[Exercise] Exactly as written, quote every line that follows, skipping the images.

[Information supplied]

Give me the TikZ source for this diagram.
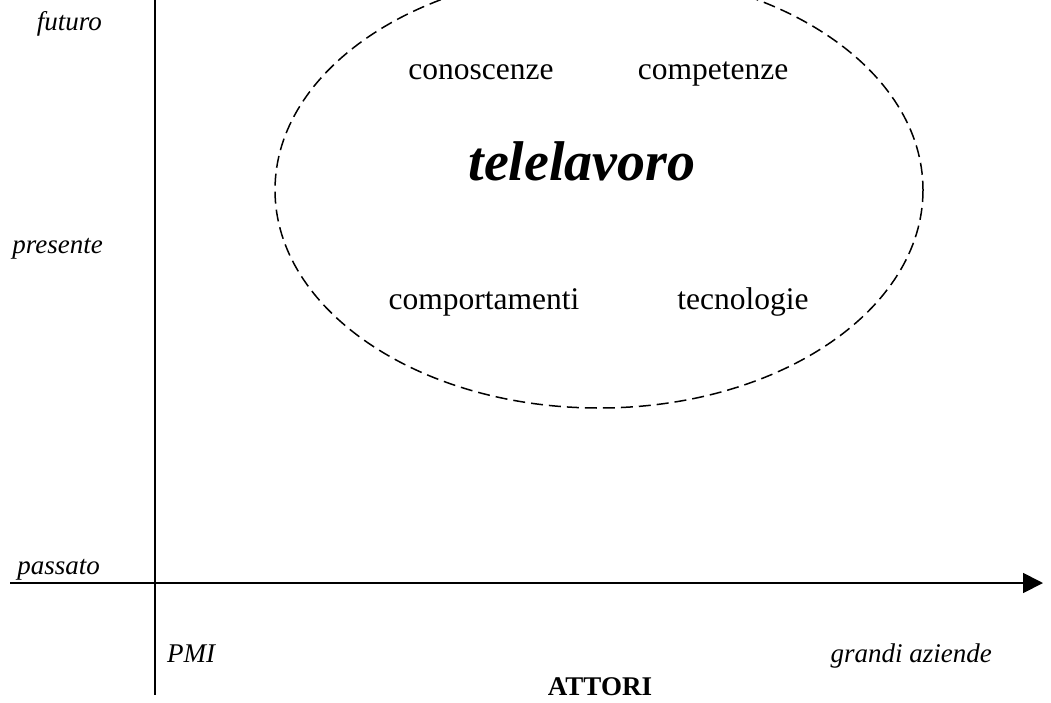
\documentclass[tikz,border=0pt]{standalone}
\usepackage{fontspec}
\setmainfont{Liberation Serif}
\usetikzlibrary{arrows.meta}
\tikzset{
  axislabel/.style={font=\fontsize{27}{30}\selectfont\itshape, inner sep=0pt, anchor=base},
  word/.style={font=\fontsize{31.5}{34}\selectfont, inner sep=0pt, anchor=base},
  axisline/.style={line width=1.8pt},
  field/.style={draw, dashed, line width=1.5pt, dash pattern=on 12pt off 6pt}
}
\begin{document}
\begin{tikzpicture}[x=1pt,y=-1pt]
\useasboundingbox (0,0) rectangle (1051,702);
\begin{scope}
\clip (0,0) rectangle (1051,702);
\draw[field] (599,190) ellipse [x radius=324, y radius=218];
\end{scope}
% axes
\coordinate (vtop) at (155,0);
\coordinate (vbot) at (155,695);
\coordinate (hleft) at (10,583);
\coordinate (hright) at (1043,583);
\draw[axisline] (vtop) -- (vbot);
\draw[axisline, -{Triangle[length=20pt, width=20pt]}] (hleft) -- (hright);
% time labels
\node[axislabel, anchor=base east] (futuro) at (102,30) {futuro};
\node[axislabel, anchor=base east] (presente) at (103,253) {presente};
\node[axislabel, anchor=base east] (passato) at (100,574) {passato};
% actor labels
\node[axislabel, anchor=base west] (pmi) at (167,662) {PMI};
\node[axislabel, anchor=base east] (grandi) at (992,662) {grandi aziende};
\node[font=\fontsize{27}{30}\selectfont\bfseries, inner sep=0pt, anchor=base] (attori) at (600,695) {ATTORI};
% ellipse contents
\node[word] (conoscenze) at (481,79) {conoscenze};
\node[word] (competenze) at (713,79) {competenze};
\node[font=\fontsize{56}{60}\selectfont\bfseries\itshape, inner sep=0pt, anchor=base] (tele) at (582,180) {telelavoro};
\node[word] (comportamenti) at (484,309) {comportamenti};
\node[word] (tecnologie) at (743,309) {tecnologie};
\end{tikzpicture}
\end{document}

[Right answer]
Give me the TikZ source for this diagram.
\documentclass[tikz,border=0pt]{standalone}
\usepackage{fontspec}
\setmainfont{Liberation Serif}
\usetikzlibrary{arrows.meta}
\tikzset{
  axislabel/.style={font=\fontsize{27}{30}\selectfont\itshape, inner sep=0pt, anchor=base},
  word/.style={font=\fontsize{31.5}{34}\selectfont, inner sep=0pt, anchor=base},
  axisline/.style={line width=1.8pt},
  field/.style={draw, dashed, line width=1.5pt, dash pattern=on 12pt off 6pt}
}
\begin{document}
\begin{tikzpicture}[x=1pt,y=-1pt]
\useasboundingbox (0,0) rectangle (1051,702);
\begin{scope}
\clip (0,0) rectangle (1051,702);
\draw[field] (599,190) ellipse [x radius=324, y radius=218];
\end{scope}
% axes
\coordinate (vtop) at (155,0);
\coordinate (vbot) at (155,695);
\coordinate (hleft) at (10,583);
\coordinate (hright) at (1043,583);
\draw[axisline] (vtop) -- (vbot);
\draw[axisline, -{Triangle[length=20pt, width=20pt]}] (hleft) -- (hright);
% time labels
\node[axislabel, anchor=base east] (futuro) at (102,30) {futuro};
\node[axislabel, anchor=base east] (presente) at (103,253) {presente};
\node[axislabel, anchor=base east] (passato) at (100,574) {passato};
% actor labels
\node[axislabel, anchor=base west] (pmi) at (167,662) {PMI};
\node[axislabel, anchor=base east] (grandi) at (992,662) {grandi aziende};
\node[font=\fontsize{27}{30}\selectfont\bfseries, inner sep=0pt, anchor=base] (attori) at (600,695) {ATTORI};
% ellipse contents
\node[word] (conoscenze) at (481,79) {conoscenze};
\node[word] (competenze) at (713,79) {competenze};
\node[font=\fontsize{56}{60}\selectfont\bfseries\itshape, inner sep=0pt, anchor=base] (tele) at (582,180) {telelavoro};
\node[word] (comportamenti) at (484,309) {comportamenti};
\node[word] (tecnologie) at (743,309) {tecnologie};
\end{tikzpicture}
\end{document}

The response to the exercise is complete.